Task directions: Pictures are not part of the copy. Retype the lines from the first one through the line that contains "250000, 300000, 350000]".

Given material:
= = = =

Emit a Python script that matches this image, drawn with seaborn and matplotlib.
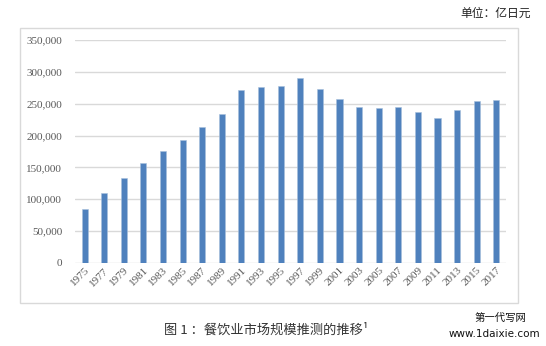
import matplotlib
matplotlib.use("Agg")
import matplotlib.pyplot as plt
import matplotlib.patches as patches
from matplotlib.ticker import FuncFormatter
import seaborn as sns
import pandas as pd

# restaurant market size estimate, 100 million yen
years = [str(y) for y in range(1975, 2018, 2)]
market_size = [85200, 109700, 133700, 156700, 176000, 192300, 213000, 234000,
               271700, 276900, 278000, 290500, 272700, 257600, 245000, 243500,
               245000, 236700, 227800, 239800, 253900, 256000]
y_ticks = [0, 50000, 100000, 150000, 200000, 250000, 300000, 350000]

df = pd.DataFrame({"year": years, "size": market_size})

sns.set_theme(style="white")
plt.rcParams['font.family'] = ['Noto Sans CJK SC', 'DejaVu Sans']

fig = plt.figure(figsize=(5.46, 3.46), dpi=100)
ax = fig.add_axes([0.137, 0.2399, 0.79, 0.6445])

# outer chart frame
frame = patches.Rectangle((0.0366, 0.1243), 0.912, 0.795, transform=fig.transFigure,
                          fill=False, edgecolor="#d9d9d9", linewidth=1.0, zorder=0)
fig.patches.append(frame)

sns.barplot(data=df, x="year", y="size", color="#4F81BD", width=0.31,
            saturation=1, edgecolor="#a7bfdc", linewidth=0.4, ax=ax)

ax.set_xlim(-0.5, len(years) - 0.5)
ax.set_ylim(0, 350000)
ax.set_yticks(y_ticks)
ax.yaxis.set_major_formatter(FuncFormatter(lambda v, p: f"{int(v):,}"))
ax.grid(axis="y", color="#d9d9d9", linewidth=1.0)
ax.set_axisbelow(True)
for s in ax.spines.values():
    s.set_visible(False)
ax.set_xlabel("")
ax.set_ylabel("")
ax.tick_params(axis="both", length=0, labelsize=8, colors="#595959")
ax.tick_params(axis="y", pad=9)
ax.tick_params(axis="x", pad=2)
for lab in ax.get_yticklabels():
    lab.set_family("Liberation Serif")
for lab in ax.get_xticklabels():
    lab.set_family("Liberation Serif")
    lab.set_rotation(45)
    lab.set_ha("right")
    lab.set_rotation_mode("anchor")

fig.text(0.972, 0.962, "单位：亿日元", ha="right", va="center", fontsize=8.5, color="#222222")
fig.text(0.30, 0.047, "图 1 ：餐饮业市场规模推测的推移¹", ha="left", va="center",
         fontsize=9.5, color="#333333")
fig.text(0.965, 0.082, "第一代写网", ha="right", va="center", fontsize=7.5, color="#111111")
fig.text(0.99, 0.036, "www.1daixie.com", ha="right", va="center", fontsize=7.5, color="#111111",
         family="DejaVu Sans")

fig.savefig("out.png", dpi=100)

= = = =

The reply:
Emit a Python script that matches this image, drawn with seaborn and matplotlib.
import matplotlib
matplotlib.use("Agg")
import matplotlib.pyplot as plt
import matplotlib.patches as patches
from matplotlib.ticker import FuncFormatter
import seaborn as sns
import pandas as pd

# restaurant market size estimate, 100 million yen
years = [str(y) for y in range(1975, 2018, 2)]
market_size = [85200, 109700, 133700, 156700, 176000, 192300, 213000, 234000,
               271700, 276900, 278000, 290500, 272700, 257600, 245000, 243500,
               245000, 236700, 227800, 239800, 253900, 256000]
y_ticks = [0, 50000, 100000, 150000, 200000, 250000, 300000, 350000]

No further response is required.